I went to last night's Council meeting as there were two fiber-oriented issues on the agenda: the digital divide and small/minority business participation in the buildout phase of the project.
Terry Huval's power point presentation on the digital divide went off smoothly. The first part of that report focused on reminding listeners about what had come before--it's been a long time since people have had cause to look back over the entire story. Early slides evoked memories of enthusiastic first council meetings where the idea was brought up and numerous benefits were suggested in the areas of jobs, development, cost savings, education, and the possibility of addressing the digital divide. The chief digital divide benefit anticipated was the promised 20% cost savings that would allow more people to afford services--or, alternately, to add access to the internet while not increasing their total outlay for communications services.
Most of the rest of the presentation focused on the recommendations of the original digital divide committee. Mention was made of interim efforts by locals that included Lafayette Coming Together's projects: the Cajundome effort after the storms, the collection and disbursement of refurbished computers, and work on issues like free software. The kicker was in the final slides where LUS promised to reconvene the Digital Divide Committee and complete an implementation plan based on the recommendations approved by the council in the same eighteen month time-frame during which the fiber network will be working to serve its first customer. (Remarks indicated that the 18 month period will apparently start this coming July, which is when the bond sale is currently anticipated.)
Walter Guillory, chair of the committee, gave a brief speech in which he indicated that he'd like to see more computers installed at housing projects and community centers. He also said he'd be looking to get the committee together in perhaps a week or two.
The Digital Divide Committee's new task will be very different from its original charge.
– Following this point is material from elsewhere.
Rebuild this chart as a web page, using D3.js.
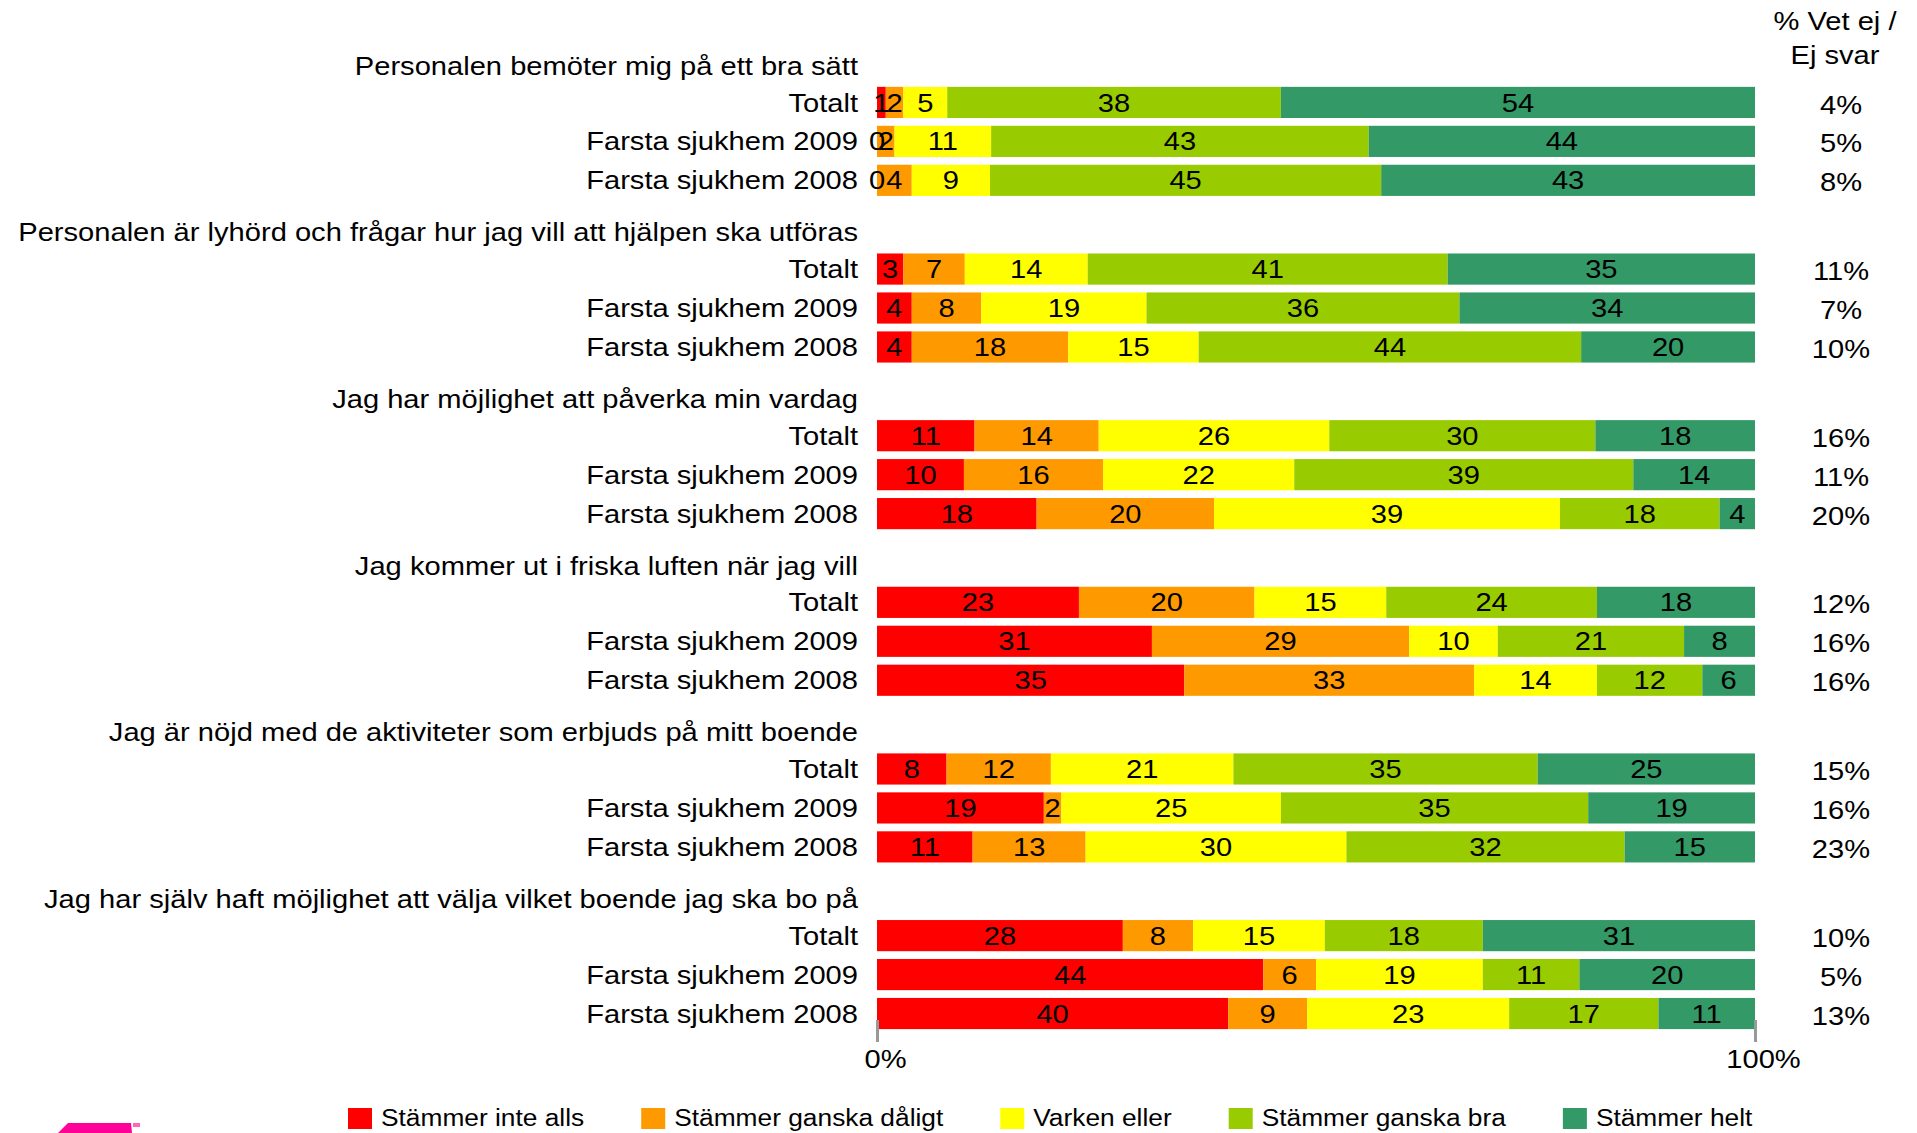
<!DOCTYPE html>
<html>
<head>
<meta charset="utf-8">
<script src="https://cdn.jsdelivr.net/npm/d3@7"></script>
<style>
  body { margin: 0; background: #fff; }
  svg text { font-family: "Liberation Sans", Arial, sans-serif; fill: #000; }
</style>
</head>
<body>
<div id="chart"></div>
<script>
// Data
const questions = [
  "Personalen bemöter mig på ett bra sätt",
  "Personalen är lyhörd och frågar hur jag vill att hjälpen ska utföras",
  "Jag har möjlighet att påverka min vardag",
  "Jag kommer ut i friska luften när jag vill",
  "Jag är nöjd med de aktiviteter som erbjuds på mitt boende",
  "Jag har själv haft möjlighet att välja vilket boende jag ska bo på"
];
const rowLabels = ["Totalt", "Farsta sjukhem 2009", "Farsta sjukhem 2008"];
const categories = ["Stämmer inte alls", "Stämmer ganska dåligt", "Varken eller", "Stämmer ganska bra", "Stämmer helt"];
const colors = ["#FF0000", "#FF9900", "#FFFF00", "#99CC00", "#339966"];

// one row per unit: Totalt, 2009, 2008
const bemoterValues = [[1, 2, 5, 38, 54], [0, 2, 11, 43, 44], [0, 4, 9, 45, 43]];
const lyhordValues = [[3, 7, 14, 41, 35], [4, 8, 19, 36, 34], [4, 18, 15, 44, 20]];
const paverkaValues = [[11, 14, 26, 30, 18], [10, 16, 22, 39, 14], [18, 20, 39, 18, 4]];
const luftenValues = [[23, 20, 15, 24, 18], [31, 29, 10, 21, 8], [35, 33, 14, 12, 6]];
const aktiviteterValues = [[8, 12, 21, 35, 25], [19, 2, 25, 35, 19], [11, 13, 30, 32, 15]];
const valjaValues = [[28, 8, 15, 18, 31], [44, 6, 19, 11, 20], [40, 9, 23, 17, 11]];
const allValues = [bemoterValues, lyhordValues, paverkaValues, luftenValues, aktiviteterValues, valjaValues];

const vetEj = [[4, 5, 8], [11, 7, 10], [16, 11, 20], [12, 16, 16], [15, 16, 23], [10, 5, 13]];
const tickValues = [0, 1];

(function () {
  const W = 1917, H = 1133;
  const sx = 1.12; // the picture's text is a little wide

  const svg = d3.select("#chart").append("svg")
    .attr("width", W).attr("height", H)
    .style("display", "block");
  svg.append("rect").attr("width", W).attr("height", H).attr("fill", "#fff");

  function addText(g, x, y, str, size, anchor) {
    return g.append("text")
      .attr("transform", `translate(${x},${y}) scale(${sx},1)`)
      .attr("dy", "0.35em")
      .attr("text-anchor", anchor)
      .style("font-size", size + "px")
      .text(str);
  }

  // table for the stack
  const data = [];
  questions.forEach((q, i) => {
    rowLabels.forEach((r, j) => {
      const o = { q: q, row: r, vetEj: vetEj[i][j] };
      categories.forEach((c, k) => { o[c] = allValues[i][j][k]; });
      data.push(o);
    });
  });

  const series = d3.stack().keys(categories).offset(d3.stackOffsetExpand)(data);

  // Scales
  const x = d3.scaleLinear().domain([0, 1]).range([877, 1755]);
  const yGroup = d3.scaleBand().domain(questions).range([44, 1033]).paddingInner(0.065);
  const yInner = d3.scaleBand().domain(["title"].concat(rowLabels))
    .range([0, yGroup.bandwidth()]).paddingInner(0.2).paddingOuter(0.1);
  const color = d3.scaleOrdinal().domain(categories).range(colors);
  const yRow = d => yGroup(d.q) + yInner(d.row);

  // Bars
  const layer = svg.selectAll(".layer")
    .data(series)
    .enter().append("g")
    .attr("class", "layer")
    .attr("fill", d => color(d.key));

  layer.selectAll("rect")
    .data(d => d)
    .enter().append("rect")
    .attr("x", d => x(d[0]))
    .attr("y", d => yRow(d.data))
    .attr("width", d => x(d[1]) - x(d[0]))
    .attr("height", yInner.bandwidth());

  // value labels
  const labels = svg.append("g");
  series.forEach(s => {
    s.forEach(d => {
      addText(labels, (x(d[0]) + x(d[1])) / 2, yRow(d.data) + yInner.bandwidth() / 2,
        d.data[s.key], 26, "middle");
    });
  });

  // question titles and row labels
  const left = svg.append("g");
  questions.forEach(q => {
    addText(left, 858, yGroup(q) + yInner("title") + yInner.bandwidth() / 2 + 2, q, 26, "end");
  });
  data.forEach(d => {
    addText(left, 858, yRow(d) + yInner.bandwidth() / 2, d.row, 26, "end");
  });

  // Vet ej column
  const right = svg.append("g");
  right.append("text")
    .attr("transform", `translate(1835,30) scale(${sx},1)`)
    .attr("text-anchor", "middle").style("font-size", "26px")
    .text("% Vet ej /");
  right.append("text")
    .attr("transform", `translate(1835,64) scale(${sx},1)`)
    .attr("text-anchor", "middle").style("font-size", "26px")
    .text("Ej svar");
  data.forEach(d => {
    addText(right, 1841, yRow(d) + yInner.bandwidth() / 2 + 2, d.vetEj + "%", 26, "middle");
  });

  // Axis
  const axis = svg.append("g")
    .attr("transform", "translate(0,1020)")
    .call(d3.axisBottom(x).tickValues(tickValues).tickFormat(d3.format(".0%"))
      .tickSize(22).tickPadding(8));
  axis.select(".domain").remove();
  axis.selectAll(".tick line").attr("stroke", "#999").attr("stroke-width", 3);
  axis.selectAll(".tick text")
    .attr("fill", "#000")
    .style("font-family", "'Liberation Sans', Arial, sans-serif")
    .style("font-size", "26px")
    .attr("transform", `translate(8,0) scale(${sx},1)`);

  // Legend
  const legend = svg.append("g").attr("transform", "translate(348,1108)");
  let lx = 0;
  categories.forEach(c => {
    const item = legend.append("g").attr("transform", `translate(${lx},0)`);
    item.append("rect").attr("width", 24).attr("height", 21).attr("fill", color(c));
    const t = item.append("text")
      .attr("transform", `translate(33,10) scale(${sx},1)`)
      .attr("dy", "0.35em")
      .style("font-size", "23.5px")
      .text(c);
    lx += 33 + t.node().getComputedTextLength() * sx + 57;
  });

  // cut-off logo at the bottom left
  svg.append("path")
    .attr("d", "M58,1133 L68,1123 L131,1123 L132,1133 Z")
    .attr("fill", "#FF0099");
  svg.append("rect").attr("x", 133).attr("y", 1123).attr("width", 7).attr("height", 4)
    .attr("fill", "#FF66BB");
})();
</script>
</body>
</html>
Then it was tasked with coming up with a state of the art plan to encourage wide . The new issue will be how to implement those ideas: how the task will be broken up, what organizations/s will be responsible, and how it will be supported.
The presentations were well received. Both Benjamin and Williams proffered thanks and made supportive remarks.
NOTE: Terry Huval made a call for volunteers--if you're at all interested please put your name in the pot.
Small/minority business participation
If the digital divide report went smoothly the discussion of the participation of small businesses, minority businesses, and minority hiring was more contentious. LUS' basic position is that their hands are tied by state bid laws which brook no exception for such considerations. LUS would like to keep more of the construction business local but state law mandates a strict lowest-bidder selection process. They offered a plan to work with the general contractor to define areas where local businesses and workers could participate, to divide the jobs up so that these areas were conveniently joined and then to hold education sessions with local folks to help the learn how to qualify for those positions.
Chris William (chiefly though not exclusively) pushed for more, claiming that Shreveport, for instance had been considerably more successful in achieving minority participation and suggested a study of it and other cities that had achieved these goals.
Keeping local monies local was always a big part of the motivation for having a telecom utility. It only makes sense to try and keep as much of that money in the community during the build stage as well.